Just this afternoon, after a not-so vigorous bout with some pesky weeds on my front lawn, I took a break and picked up Olive Kitteridge by Elizabeth Strout. It won the Pulitzer Prize in 2009 and you only have to pore over any page to see why. It’s a breathtaking novel that weaves together 13 stories with Olive, a crustily compassionate retired schoolteacher, as their anchor. Every story is a heart-breaker and every character is torn by regret, loss, hope, and longing.
One of the stories I read today, “Winter Concert,” starts out with a quiet surge of optimism: We see Jane and Bob, an elderly married couple, sharing a comfortable moment of easy intimacy in their car. Their mutual affection shines through and for a while, it seems that the author is finally gifting her readers with an uplifting story about a couple who actually have a happy marriage. Not so fast! As the couple takes their seats at a church concert, the hopeful tone of the story begins to unravel, delicately but relentlessly.

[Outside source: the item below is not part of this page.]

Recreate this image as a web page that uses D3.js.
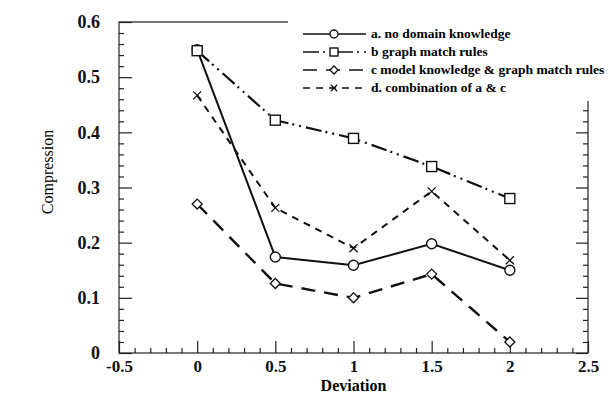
<!DOCTYPE html>
<html>
<head>
<meta charset="utf-8">
<script src="https://cdn.jsdelivr.net/npm/d3@7"></script>
<style>
  body { margin: 0; background: #fff; }
  svg { display: block; }
</style>
</head>
<body>
<div id="chart"></div>
<script>
// values
const deviation = [0, 0.5, 1, 1.5, 2];
const noDomain = [0.55, 0.174, 0.159, 0.198, 0.15];
const graphMatch = [0.548, 0.422, 0.389, 0.338, 0.28];
const modelGraph = [0.27, 0.126, 0.1, 0.143, 0.02];
const combination = [0.467, 0.263, 0.19, 0.293, 0.168];
const xTicks = [-0.5, 0, 0.5, 1, 1.5, 2, 2.5];
const yTicks = [0, 0.1, 0.2, 0.3, 0.4, 0.5, 0.6];
const legendLabels = [
  "a. no domain knowledge",
  "b  graph match rules",
  "c  model knowledge & graph match rules",
  "d. combination of a & c"
];

const width = 615, height = 405;
const font = "'Liberation Serif', 'Times New Roman', serif";

const x = d3.scaleLinear().domain([-0.5, 2.5]).range([119, 588]);
const y = d3.scaleLinear().domain([0, 0.6]).range([353, 22]);

const svg = d3.select("#chart").append("svg")
  .attr("width", width)
  .attr("height", height)
  .style("background", "#fff");

// frame
svg.append("rect")
  .attr("x", x(-0.5)).attr("y", y(0.6))
  .attr("width", x(2.5) - x(-0.5)).attr("height", y(0) - y(0.6))
  .attr("fill", "none").attr("stroke", "#222").attr("stroke-width", 1.2);

// bottom axis
const xMinor = d3.range(-0.4, 2.5, 0.1).filter(v => Math.abs(v * 2 - Math.round(v * 2)) > 0.01);
svg.append("g")
  .attr("transform", `translate(0,${y(0)})`)
  .call(d3.axisBottom(x).tickValues(xMinor).tickSize(-5).tickFormat(""))
  .call(g => g.select(".domain").remove());
svg.append("g")
  .attr("transform", `translate(0,${y(0)})`)
  .call(d3.axisBottom(x).tickValues(xTicks).tickSize(-12).tickPadding(7).tickFormat(d => String(d)))
  .call(g => g.select(".domain").remove())
  .selectAll("text").style("font", `bold 17px ${font}`).attr("fill", "#111");

// left axis
const yMinor = d3.range(0.02, 0.6, 0.02).filter(v => Math.abs(v * 10 - Math.round(v * 10)) > 0.01);
svg.append("g")
  .attr("transform", `translate(${x(-0.5)},0)`)
  .call(d3.axisLeft(y).tickValues(yMinor).tickSize(-5).tickFormat(""))
  .call(g => g.select(".domain").remove());
svg.append("g")
  .attr("transform", `translate(${x(-0.5)},0)`)
  .call(d3.axisLeft(y).tickValues(yTicks).tickSize(-13).tickPadding(19).tickFormat(d => String(d)))
  .call(g => g.select(".domain").remove())
  .selectAll("text").style("font", `bold 18px ${font}`).attr("fill", "#111");

// right axis ticks
svg.append("g")
  .attr("transform", `translate(${x(2.5)},0)`)
  .call(d3.axisRight(y).tickValues(yMinor).tickSize(-5).tickFormat(""))
  .call(g => g.select(".domain").remove());
svg.append("g")
  .attr("transform", `translate(${x(2.5)},0)`)
  .call(d3.axisRight(y).tickValues(yTicks).tickSize(-12).tickFormat(""))
  .call(g => g.select(".domain").remove());

svg.selectAll(".tick line").attr("stroke", "#222").attr("stroke-width", 1.2);

// axis titles
svg.append("text")
  .attr("x", x(1)).attr("y", 391)
  .attr("text-anchor", "middle")
  .style("font", `bold 16px ${font}`)
  .text("Deviation");
svg.append("text")
  .attr("transform", `translate(53,172) rotate(-90)`)
  .attr("text-anchor", "middle")
  .style("font", `16px ${font}`)
  .text("Compression");

const series = [
  { values: noDomain, dash: null, marker: "circle", w: 2 },
  { values: graphMatch, dash: "16,4,2,5,2,5", marker: "square", w: 2.2 },
  { values: modelGraph, dash: "14,9", marker: "diamond", w: 2.4 },
  { values: combination, dash: "7,6", marker: "cross", w: 2 }
];

const line = d3.line().x((d, i) => x(deviation[i])).y(d => y(d));

function drawMarker(g, type, cx, cy, r) {
  if (type === "circle") {
    g.append("circle").attr("cx", cx).attr("cy", cy).attr("r", r)
      .attr("fill", "#fff").attr("stroke", "#111").attr("stroke-width", 1.4);
  } else if (type === "square") {
    g.append("rect").attr("x", cx - r).attr("y", cy - r).attr("width", 2 * r).attr("height", 2 * r)
      .attr("fill", "#fff").attr("stroke", "#111").attr("stroke-width", 1.4);
  } else if (type === "diamond") {
    g.append("path")
      .attr("d", `M${cx - r},${cy}L${cx},${cy - r}L${cx + r},${cy}L${cx},${cy + r}Z`)
      .attr("fill", "#fff").attr("stroke", "#111").attr("stroke-width", 1.3);
  } else {
    const k = r * 0.8;
    g.append("path")
      .attr("d", `M${cx - k},${cy - k}L${cx + k},${cy + k}M${cx - k},${cy + k}L${cx + k},${cy - k}`)
      .attr("stroke", "#111").attr("stroke-width", 1.3);
  }
}

series.forEach(s => {
  svg.append("path")
    .datum(s.values)
    .attr("d", line)
    .attr("fill", "none")
    .attr("stroke", "#111")
    .attr("stroke-width", s.w)
    .attr("stroke-dasharray", s.dash);
  const mg = svg.append("g");
  s.values.forEach((v, i) => drawMarker(mg, s.marker, x(deviation[i]), y(v), 5));
});

// legend (white box hiding the frame corner, as in the scan)
svg.append("rect")
  .attr("x", 288).attr("y", 15)
  .attr("width", width - 288).attr("height", 86)
  .attr("fill", "#fff");

const legend = svg.append("g");
legendLabels.forEach((label, i) => {
  const ly = 34 + i * 18;
  const s = series[i];
  legend.append("line")
    .attr("x1", 303).attr("x2", 366).attr("y1", ly).attr("y2", ly)
    .attr("stroke", "#111").attr("stroke-width", 1.6)
    .attr("stroke-dasharray", s.dash);
  drawMarker(legend, s.marker, 334, ly, 4);
  legend.append("text")
    .attr("x", 371).attr("y", ly + 4)
    .style("font", `bold 13.5px ${font}`)
    .attr("textLength", null)
    .text(label);
});
</script>
</body>
</html>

First, we witness Jane and Bob watching Olive Kitteridge and her husband Henry enter the concert and we are learn that Jane dislikes Olive. Then, during a break in the concert, Jane and Bob run into another couple they know. You can feel the tension rising and we find out that Jane dislikes them as well, especially the wife. But that’s not the heart of the story.
The heart of the story is a chance remark by one of couples which Bob brushes off, but Jane pursues. Ultimately, we find out that Bob was in Miami but Jane didn’t know it. We learn that Bob went down there to see someone — a woman. And just by Jane’s reaction and by Bob’s reaction to her reaction, it becomes clear that the woman was someone Bob had an affair or fling with years ago. This fact remains unspoken, but it pierces the story’s heart like a shard of glass. And suddenly, we realize that all the layers of comfort and concern for each other that seem to be cushioning Bob and Jane’s lives are hiding a deep wound. Amazing. Sometimes what you leave out of a story can reveal more than what you put in. Let’s keep this in mind as we write on.